We were in port just two days before Russia’s national celebration of Victory Day – a very spectacular display of military prowess that is known for trucks carrying missiles, tanks, scores of military and police marching, bands, and a hugely patriotic show – which was a really cool and moving experience!
Please note this military display is by no means normal in Saint Petersburg – but rather a massive annual celebration in memory of the defeat of the Nazi troops in their expansion through Russia that only happens on May 9 (and you’ll see the lead up to the celebrations before and likely well after the 9th of May.)
Since I have some friends (and my sister-in-law) from Russia/Belarus, I knew all about the Victory Day festivities, and I was thrilled to be there and get to see the practice processional for the military parade, right up close and personal (and without the crowds, since it was just the practice run!) and all of the flags, buntings, and displays all over town.
I even sent some videos and photos of tanks rolling by to my friend in Colorado, who had posted about her father’s role in the Russian Army in remembrance just before we watched a part of the parade roll by!
If you find yourself in Russia at the beginning of May, it is a gorgeous time to see their patriotic displays – especially from America where I can’t say we have anything remotely close to this kind of pageantry!
Russian museums and palaces often have a coat-check rule – which in late spring was a major hassle. Since it wasn’t the brutal winter, coat checks in the museums were not as heavily staffed (we were visiting during an unseasonably cold time, even for spring in Russia) during the cruise-passengers only hours for museums.
If you can, leave your coat on your tour bus, and skip the coat check! ESPECIALLY if you visit just before Victory Day, when the other exits from the coat check are closed for parade preparations… you will save a ton of time and frustration if you just skip your coat and leave it on the bus or ship, when possible!
-Length of Excursion, Restrictions
Saint Petersburg is a port where we got to stay for two days – which seems like a lot – but goes by incredibly fast.
There are a TON of shore excursions, of all paces, that help get you seeing as much or as little of the city as you want – without having to secure a visa.
Of our group, most of us chose the Ultimate Saint Petersburg Shore Excursion, a Discovery Channel exclusive that is only available on Princess Cruises.
I really, really enjoyed our excursion because I felt like I got to see SO much in such a short time – but I will mention that it is not a good excursion if you’re looking for free time, to go off script, or if you’re not into museums.
The tour was intense – we walked a TON, saw so much, and got to see so many incredible works of art, palaces, and had such neat experiences – but if you like to sleep in or go to bed early, this excursion might not be the right fit.
Luckily, Princess has a ton of options if you want something a little more relaxing – though I would do the Ultimate Saint Petersburg Excursion again in a heartbeat!

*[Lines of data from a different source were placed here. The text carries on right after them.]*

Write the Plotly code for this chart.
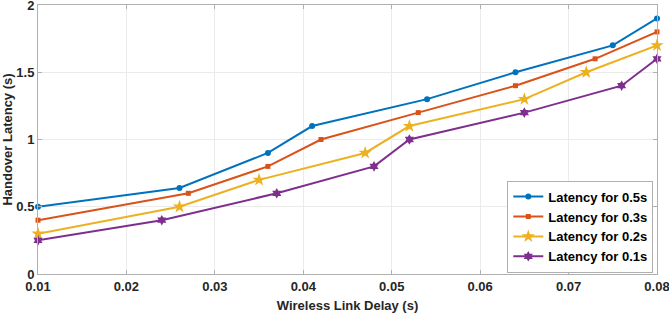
import plotly.graph_objects as go

x_05 = [0.01, 0.026, 0.036, 0.041, 0.054, 0.064, 0.075, 0.08]
y_05 = [0.5, 0.64, 0.9, 1.1, 1.3, 1.5, 1.7, 1.9]
x_03 = [0.01, 0.027, 0.036, 0.042, 0.053, 0.064, 0.073, 0.08]
y_03 = [0.4, 0.6, 0.8, 1.0, 1.2, 1.4, 1.6, 1.8]
x_02 = [0.01, 0.026, 0.035, 0.047, 0.052, 0.065, 0.072, 0.08]
y_02 = [0.3, 0.5, 0.7, 0.9, 1.1, 1.3, 1.5, 1.7]
x_01 = [0.01, 0.024, 0.037, 0.048, 0.052, 0.065, 0.076, 0.08]
y_01 = [0.25, 0.4, 0.6, 0.8, 1.0, 1.2, 1.4, 1.6]

series = [
    ("Latency for 0.5s", x_05, y_05, "#0072BD", "circle", 6),
    ("Latency for 0.3s", x_03, y_03, "#D95319", "square", 5),
    ("Latency for 0.2s", x_02, y_02, "#EDB120", "star", 10),
    ("Latency for 0.1s", x_01, y_01, "#7E2F8E", "hexagram", 8),
]

fig = go.Figure()
for name, xs, ys, c, sym, sz in series:
    fig.add_trace(go.Scatter(
        x=xs, y=ys, name=name, mode="lines+markers",
        line=dict(color=c, width=2),
        marker=dict(symbol=sym, size=sz, color=c),
        cliponaxis=False,
    ))

font_family = "Liberation Sans, Arial, sans-serif"
axis_common = dict(
    showline=True, linecolor="#B0B0B0", linewidth=1, mirror="ticks",
    ticks="inside", ticklen=4, tickcolor="#B0B0B0",
    showgrid=True, gridcolor="#EBEBEB", gridwidth=1, zeroline=False,
    ticklabeloverflow="allow",
    tickfont=dict(family=font_family, size=13, color="#262626", weight="bold"),
)

fig.update_layout(
    width=669, height=313,
    margin=dict(l=38, r=12, t=5, b=39, autoexpand=False),
    paper_bgcolor="white", plot_bgcolor="white",
    showlegend=True,
    legend=dict(
        x=0.994, y=0.005, xanchor="right", yanchor="bottom",
        bgcolor="white", bordercolor="#B0B0B0", borderwidth=1,
        font=dict(family=font_family, size=13, color="#000000", weight="bold"),
        tracegroupgap=0, itemwidth=30,
    ),
    xaxis=dict(
        range=[0.01, 0.0800001], tickmode="array",
        tickvals=[0.01, 0.02, 0.03, 0.04, 0.05, 0.06, 0.07, 0.08],
        ticktext=["0.01", "0.02", "0.03", "0.04", "0.05", "0.06", "0.07", "0.08"],
        title=dict(text="Wireless Link Delay (s)", standoff=8,
                   font=dict(family=font_family, size=13, color="#262626", weight="bold")),
        **axis_common,
    ),
    yaxis=dict(
        range=[0, 2.00001], tickmode="array",
        tickvals=[0, 0.5, 1, 1.5, 2],
        ticktext=["0", "0.5", "1", "1.5", "2"],
        title=dict(text="Handover Latency (s)", standoff=2,
                   font=dict(family=font_family, size=13, color="#262626", weight="bold")),
        **axis_common,
    ),
)

fig.write_html("out.html", config={"displayModeBar": False},
               post_script="document.body.style.margin='0px';")
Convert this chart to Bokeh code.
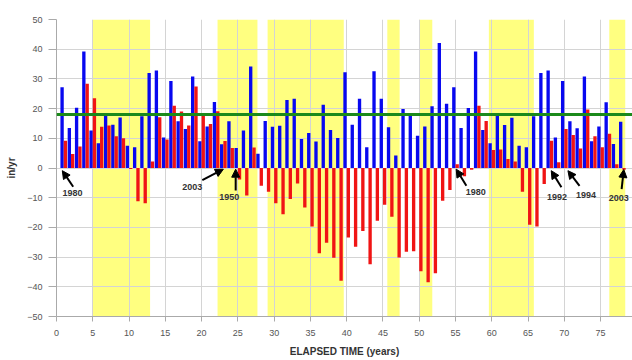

If you do the Ultimate tour, do bring a snack and a small bottle of water! The tour was focused on featuring as many awesome attractions as possible – which meant we didn’t have much time to grab a snack, if needed.
Thankfully we had some granola bars in our camera bags, and made change for some canned coffee (I feel this is a must in Eastern Europe anyways… it is so comically bad, it’s almost good…) as well as some other snacks.
The souvenir shops have snacks, and the bus had water – but a small snack (especially in case you’re really picky when it comes to food)- was essential!